LGPS urged to accelerate pooling of assets

All parties involved in Local Government Pension Schemes (LGPS) should work together to accelerate the pooling of assets, Local Pensions Partnership Investors (LPPI) has said.

LPPI CEO, Chris Rule, called for the acceleration in pooling, stating that it is necessary “to fully release the benefits for which pooling was intended”.

Rule also stated that understanding the impact that pools are having on LGPS pension portfolios is “crucial” in keeping the original pooling objectives alive and enabling future innovation.

“We have successfully blended dedicated in-house specialist expertise, delegated implementation, and co-operation with like-minded investors to fully exploit the benefits of pooling,” Rule continued.

“Our model has enabled our partner funds to continue to control their strategic investment activity, including determining their asset allocation, whilst also creating access to an aligned expert adviser with in-house implementation expertise at scale.

“Across the LGPS there is much more to do, and I encourage all in the sector to work together to achieve the goal of full pooling of assets within the respective pools.”

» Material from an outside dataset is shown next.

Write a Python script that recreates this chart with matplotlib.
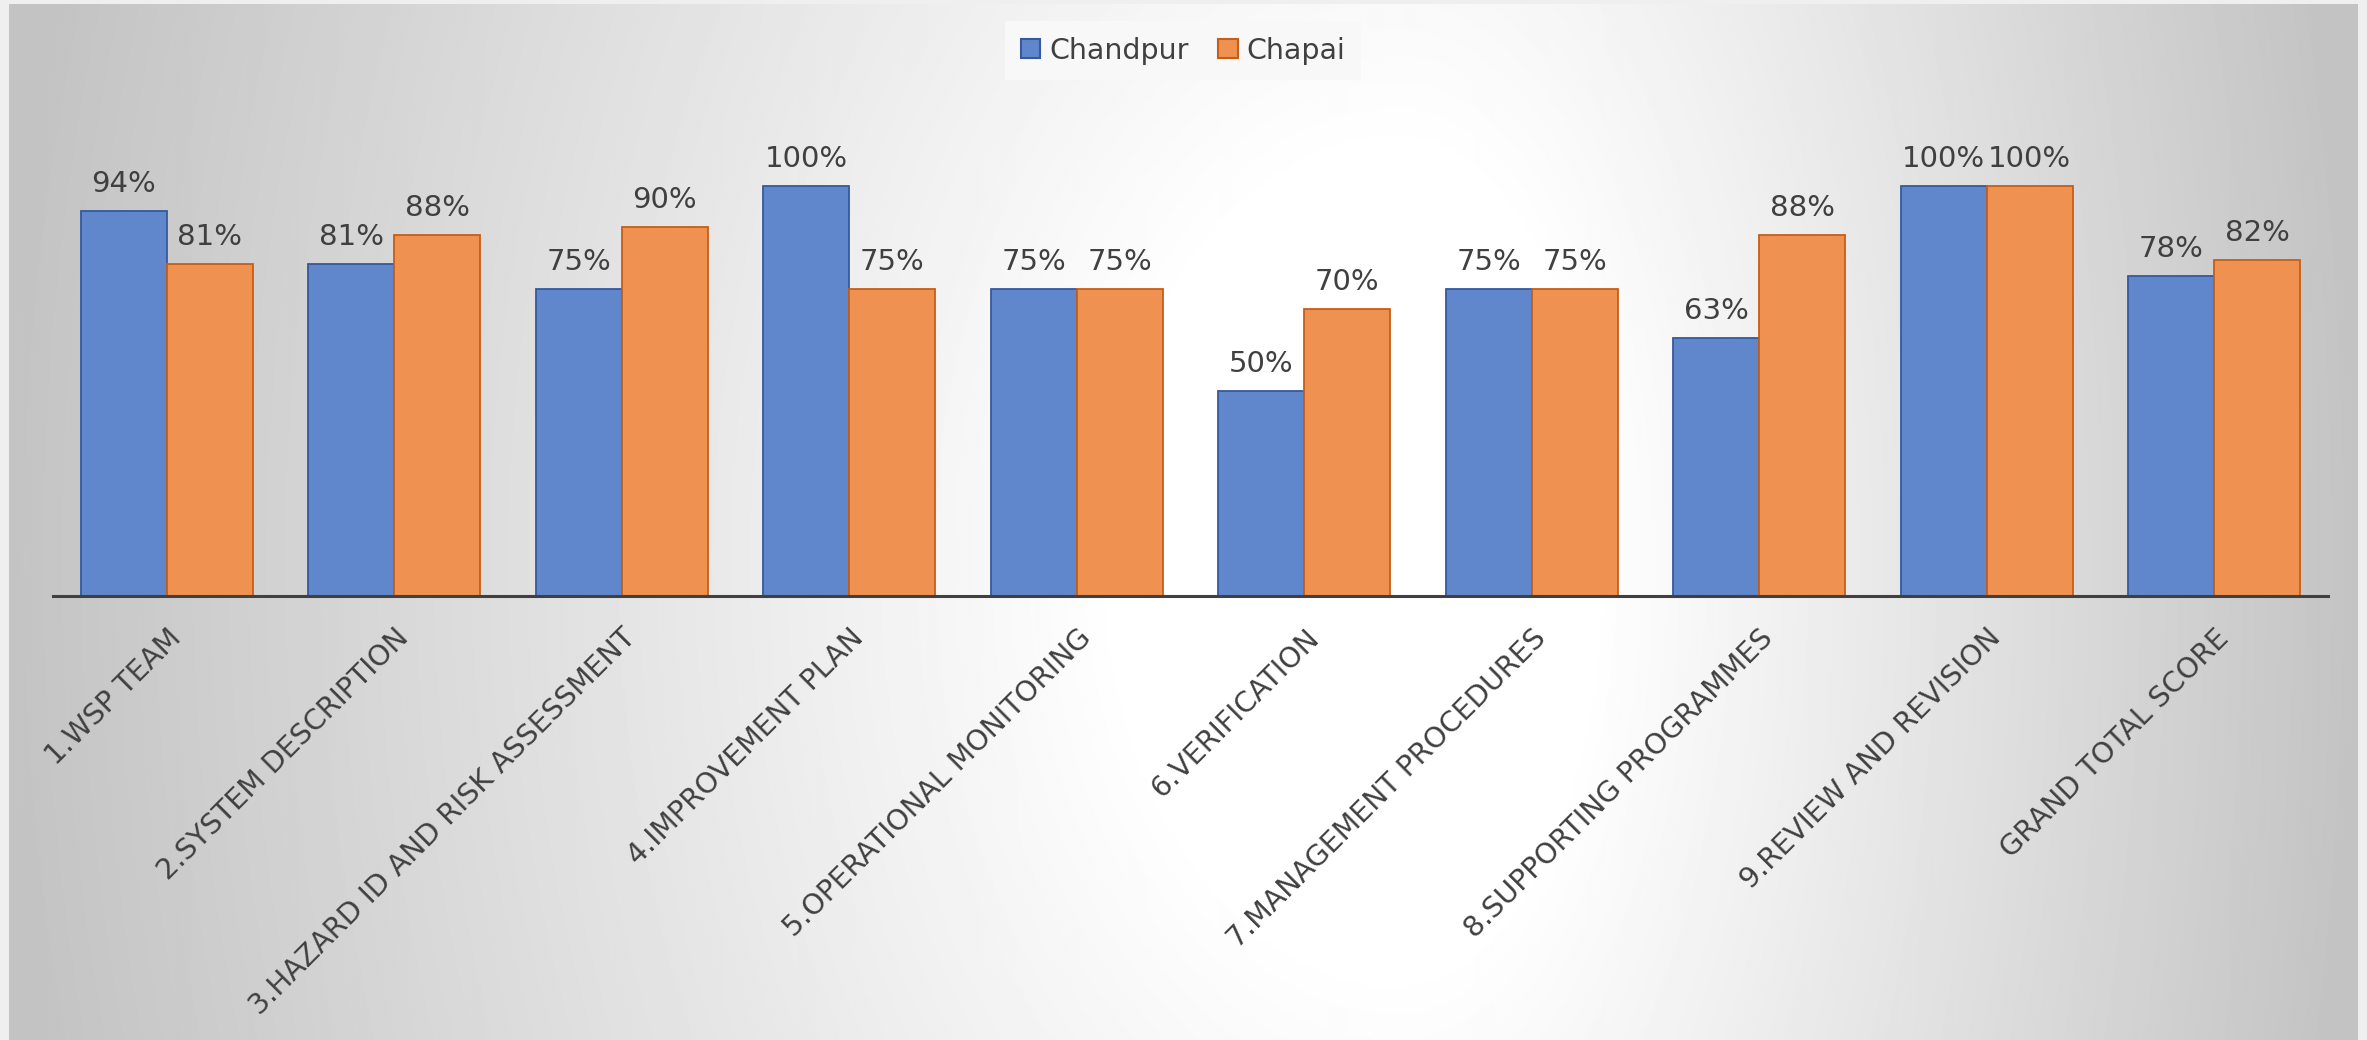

Indeed, LPPI also revealed that it increased its annual net cost savings by more than £10m per annum to £39.1m in the year to 31 March 2022.

In particular, the net costs saved through pooling, and a focus on direct investments and internally-managed portfolios, increased from £28.2m to £39.1m, bringing cumulative savings up to £113m since its inception in 2016.

Based on this, the business also revised up projections, confirming that it is now expecting to deliver net cost savings of more than £200m by 2025, more than £350m by 2030, and more than £500m by 2035.

LPPI confirmed that it has pooled 100 per cent of client assets, enabling access to attractive investments in a cost-effective manner, particularly in private markets, and increasing buying power to negotiate fund manager discounts.

Key drivers for the improvement in net cost savings according to the business included growing assets under management, lower fees negotiated with external managers, and a growing portfolio of direct investment to compliment allocations to external managers.